Canadian Finance Minister Jim Flaherty set into legislative motion a process to tax offshore "tax havens." The minister introduced a motion in the House of Commons on 10 November 2006 to amend the Income Tax Act to prevent "non-resident trusts and foreign investment entities" from using them to avoid paying tax.

Flaherty said the use of offshore tax havens while not illegal was costing the government considerable amounts of revenue. Last year, Statistics Canada reported that Canadian direct investment in such shelters has risen eight times since 1990 to $88 billion in 2003, with much of the money being invested in the Caribbean. The largest increases went into Barbados, Bermuda, the Cayman Islands, the Bahamas and Ireland, the five countries being among the 11 nations with the most Canadian assets.

Federal Auditor General Sheila Fraser reported that multinational firms operating in Canada have avoided "hundreds of millions" of dollars in taxes over the past decade through the use of tax havens.

Flaherty said: ''The motion will amend existing income tax rules to help ensure that income earned by Canadians through foreign jurisdictions, including tax havens, is subject to tax as if it had been earned in Canada,'' he said in introducing the motion.

The proposed amendments deal primarily with the taxation of income earned through the use of non-resident trusts and foreign investment entities, the department said. They carry through on long-standing proposals that were first announced in the 1999 budget but whose implementation has been delayed by repeated proposals for changes.

The proposed amendments are separate from the overall review of income trust funds, which is still underway. Flaherty defended his decision to break an election promise not to tax income trusts, saying some corporations were using them as a tax avoidance scheme and that they threatened to push the government back into a deficit.

Under the plan, a 'Distribution Tax' will be applied to distributions from publicly traded income trusts and limited partnerships.
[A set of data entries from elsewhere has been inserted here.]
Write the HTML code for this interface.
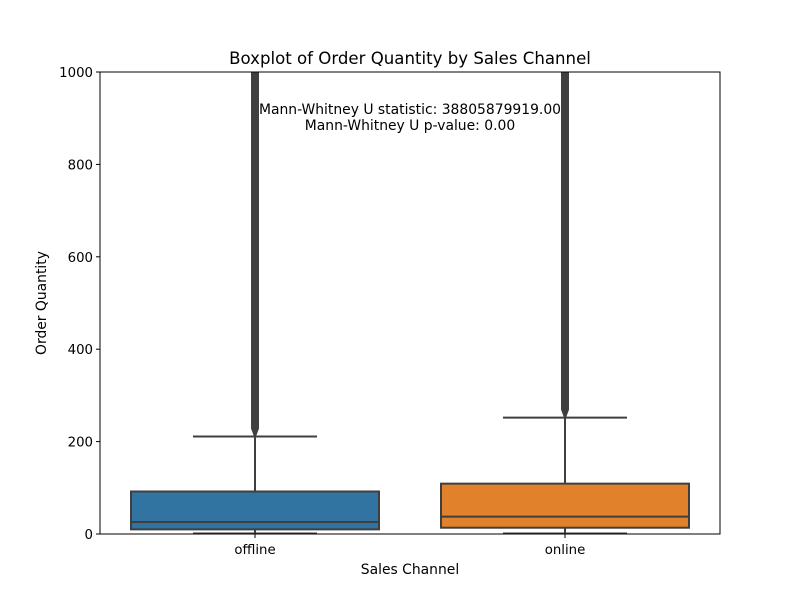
<!DOCTYPE html>
<html><head><meta charset="utf-8"><style>
body{margin:0;background:#fff;font-family:"Liberation Sans","DejaVu Sans",sans-serif}
text{font-family:"DejaVu Sans","Liberation Sans",sans-serif}
</style></head><body>
<svg id="c" width="800" height="600">
<rect width="800" height="600" fill="#fff"/>
</svg>
<script>
const categories=["offline","online"];
const q1=[10,13.6];
const median=[26,37.5];
const q3=[92,109];
const whiskerLow=[1,1];
const whiskerHigh=[211,252];
const flierMax=[1000,1000];
const colors=["#3274a1","#e1812c"];
const yTicks=[0,200,400,600,800,1000];
const L=100,R=720,T=72,B=534;
const y=v=>B-(v-0)/(1000-0)*(B-T);
const band=(R-L)/categories.length;
const xc=i=>L+band*(i+0.5);
const svg=document.getElementById('c');
const NS='http://www.w3.org/2000/svg';
function mk(tag,attrs,parent){const e=document.createElementNS(NS,tag);for(const k in attrs)e.setAttribute(k,attrs[k]);(parent||svg).appendChild(e);return e;}
const clip=mk('clipPath',{id:'pc'});mk('rect',{x:L,y:T,width:R-L,height:B-T},clip);
const g=mk('g',{'clip-path':'url(#pc)'});


const lc='#3f3f3f',bw=band*0.8;
categories.forEach((c,i)=>{
  const x=xc(i);
  const f=mk('path',{d:`M${x-4},${y(flierMax[i])-4} L${x+4},${y(flierMax[i])-4} L${x+4},${y(whiskerHigh[i])-8} L${x+1},${y(whiskerHigh[i])} L${x-1},${y(whiskerHigh[i])} L${x-4},${y(whiskerHigh[i])-8} Z`,fill:lc},g);
  
  
  const w=mk('line',{x1:x,x2:x,y1:y(whiskerHigh[i]),y2:y(q3[i]),stroke:lc,'stroke-width':2},g);
  
  
  const w2=mk('line',{x1:x,x2:x,y1:y(q1[i]),y2:y(whiskerLow[i]),stroke:lc,'stroke-width':2},g);
  
  
  [whiskerHigh[i],whiskerLow[i]].forEach((v,k)=>{
    const cap=mk('line',{x1:x-bw/4,x2:x+bw/4,y1:y(v),y2:y(v),stroke:lc,'stroke-width':2},g);
    
    
  });
  const b=mk('rect',{x:x-bw/2,y:y(q3[i]),width:bw,height:y(q1[i])-y(q3[i]),fill:colors[i],stroke:lc,'stroke-width':2},g);
  
  
  const m=mk('line',{x1:x-bw/2,x2:x+bw/2,y1:y(median[i]),y2:y(median[i]),stroke:lc,'stroke-width':2},g);
  
  
  const t=mk('line',{x1:x,x2:x,y1:B,y2:B+4,stroke:'#000','stroke-width':1});
  
  
  const tl=mk('text',{x:x,y:B+20,'text-anchor':'middle','font-size':13.3});
  tl.textContent=c;
  
  
});
yTicks.forEach(v=>{
  const t=mk('line',{x1:L-4,x2:L,y1:y(v),y2:y(v),stroke:'#000','stroke-width':1});
  
  
  const tl=mk('text',{x:L-7,y:y(v)+5,'text-anchor':'end','font-size':13.3});
  tl.textContent=v;
  
  
});
const fr=mk('rect',{x:L,y:T,width:R-L,height:B-T,fill:'none',stroke:'#000','stroke-width':1});


function txt(s,x,yy,size,name,extra){const e=mk('text',Object.assign({x:x,y:yy,'text-anchor':'middle','font-size':size},extra||{}));e.textContent=s;

return e;}
txt('Boxplot of Order Quantity by Sales Channel',410,64,16.6,'chart-title');
txt('Mann-Whitney U statistic: 38805879919.00',410,114,13.9,'stat-annotation');
txt('Mann-Whitney U p-value: 0.00',410,130,13.9,'pvalue-annotation');
txt('Sales Channel',410,574,13.9,'x-axis-title');
txt('Order Quantity',46,303,13.9,'y-axis-title',{transform:'rotate(-90 46 303)'});
</script>
</body></html>
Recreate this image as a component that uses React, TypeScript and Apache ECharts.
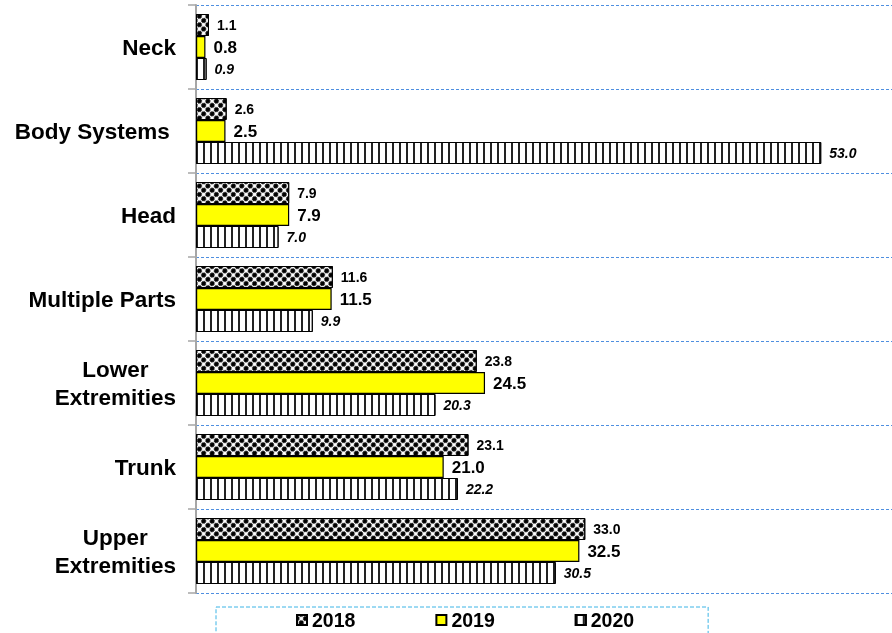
import React, { useEffect, useRef } from "react";
import * as echarts from "echarts";

const categories = ["Neck", "Body Systems", "Head", "Multiple Parts", "Lower Extremities", "Trunk", "Upper Extremities"];
const categoryLabels = ["Neck", "Body Systems ", "Head", "Multiple Parts", "Lower\nExtremities", "Trunk", "Upper\nExtremities"];
const seriesNames = ["2018", "2019", "2020"];
const values2018 = [1.1, 2.6, 7.9, 11.6, 23.8, 23.1, 33.0];
const values2019 = [0.8, 2.5, 7.9, 11.5, 24.5, 21.0, 32.5];
const values2020 = [0.9, 53.0, 7.0, 9.9, 20.3, 22.2, 30.5];

const FONT = 'Arial, "Liberation Sans", sans-serif';

export default function App() {
  const ref = useRef<HTMLDivElement>(null);
  useEffect(() => {
    if (!ref.current) return;
    const chart = echarts.init(ref.current, null, { renderer: "svg" });
    const fmt = (p: any) => Number(p.value).toFixed(1);
    const base = {
      type: "bar",
      barWidth: 22,
      barGap: "0%",
    };
    chart.setOption({
      animation: false,
      textStyle: { fontFamily: FONT },
      grid: { left: 196, right: 0, top: 5, bottom: 40, containLabel: false },
      xAxis: {
        type: "value",
        min: 0,
        max: 59,
        show: false,
        splitLine: { show: false },
      },
      yAxis: {
        type: "category",
        inverse: true,
        data: categories,
        axisLine: { show: true, lineStyle: { color: "#a6a6a6", width: 2 } },
        axisTick: { show: true, length: 8, lineStyle: { color: "#a6a6a6", width: 1.5 } },
        splitLine: { show: true, lineStyle: { color: "#4f8fe0", type: [3, 2], width: 1 } },
        axisLabel: {
          margin: 20,
          fontSize: 22.5,
          fontWeight: "bold",
          color: "#000",
          fontFamily: FONT,
          lineHeight: 28,
          formatter: (v: string) => {
            const lbl = categoryLabels[categories.indexOf(v)];
            if (lbl.indexOf("\n") >= 0) {
              return lbl.split("\n").map((s) => "{c|" + s + "}").join("\n");
            }
            return lbl;
          },
          rich: {
            c: { align: "center", fontSize: 22.5, fontWeight: "bold", color: "#000", fontFamily: FONT, lineHeight: 28 },
          },
        },
      },
      legend: {
        data: seriesNames,
        top: 607,
        left: 216,
        icon: "rect",
        padding: [3, 74, 10, 80],
        itemGap: 80,
        itemWidth: 10,
        itemHeight: 10,
        borderColor: "#3cb4e6",
        borderWidth: 1,
        borderType: "dashed",
        textStyle: { fontSize: 19.5, fontWeight: "bold", color: "#000", fontFamily: FONT },
      },
      series: [
        {
          ...base,
          name: seriesNames[0],
          data: values2018,
          itemStyle: {
            color: "#ffffff",
            borderColor: "#000",
            borderWidth: 1,
            decal: {
              symbol: "circle",
              symbolSize: 1,
              color: "#000000",
              rotation: Math.PI / 4,
              dashArrayX: [4.3, 1],
              dashArrayY: [4.3, 1],
            },
          },
          label: {
            show: true,
            position: "right",
            distance: 8,
            formatter: fmt,
            fontSize: 14,
            fontWeight: "bold",
            color: "#000",
            fontFamily: FONT,
          },
        },
        {
          ...base,
          name: seriesNames[1],
          data: values2019,
          itemStyle: { color: "#ffff00", borderColor: "#000", borderWidth: 1.2 },
          label: {
            show: true,
            position: "right",
            distance: 8,
            formatter: fmt,
            fontSize: 17,
            fontWeight: "bold",
            color: "#000",
            fontFamily: FONT,
          },
        },
        {
          ...base,
          name: seriesNames[2],
          data: values2020,
          itemStyle: {
            color: "#ffffff",
            borderColor: "#000",
            borderWidth: 1,
            decal: {
              symbol: "rect",
              symbolSize: 1,
              color: "#222",
              dashArrayX: [1.2, 4.3],
              dashArrayY: [6, 0],
            },
          },
          label: {
            show: true,
            position: "right",
            distance: 8,
            formatter: fmt,
            fontSize: 14,
            fontWeight: "bold",
            fontStyle: "italic",
            color: "#000",
            fontFamily: FONT,
          },
        },
      ],
    });
    return () => chart.dispose();
  }, []);
  return <div ref={ref} style={{ position: "fixed", left: 0, top: 0, width: 892, height: 633 }} />;
}
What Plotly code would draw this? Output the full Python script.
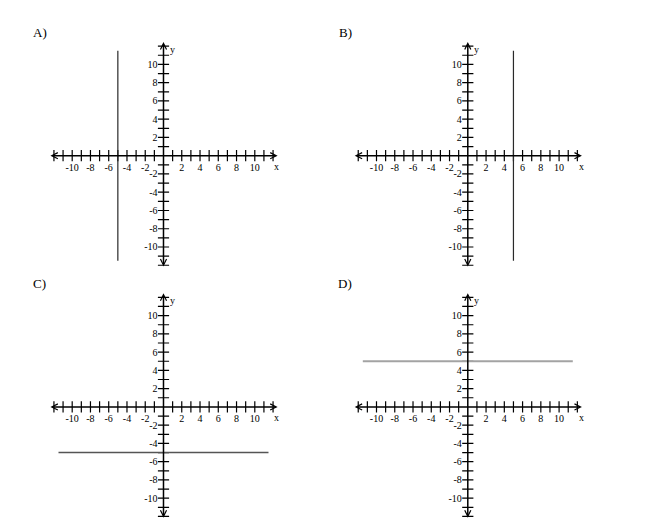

This will be partially offset by a 0.5% reduction in the general corporate income tax rate as of 1 January 2011. The changes also increase the Age Credit Amount by C$1,000 from C$4,066 to C$5,066 effective 1 January 2006 in a bid to benefit low and middle-income seniors.

For income trusts that begin trading after 31 October, these measures will apply beginning with their 2007 taxation year. For existing income trusts and limited partnerships the government is proposing a four-year transition period. They will not be subject to the new measures until their 2011 taxation year.

The loss in revenues resulting from the escalating number and size of corporations that were converting into trusts would have eventually pushed the federal government back into a deficit, Flaherty told the committee. There had been some C$70 billion (US$61.83 billion) worth of income trust announcements so far this year, which was "not right and not fair" said Flaherty. "It is the responsibility of the Government of Canada to set our nation’s tax policy, not corporate tax planners."

The government's proposal faces a legal challenge from lobby group Democracy Watch, which is likely to be based on the breaking of a written commitment in the Conservative's election manifesto not to tax on trusts.

Flaherty has said, however, that the government will proceed with its attempt to cut capital gains tax after postponing the measure for further consultation earlier in the year. He argued that it would help to free up "trapped" capital and encourage more investment throughout the economy.

The Conservatives initially proposed to abolish capital gains tax on all profits that were reinvested within six months. The change was opposed because of the potential cost in terms of foregone tax revenues and the proposal was postponed in March after Flaherty conceded that the government would find it "challenging" to push it through in the short term.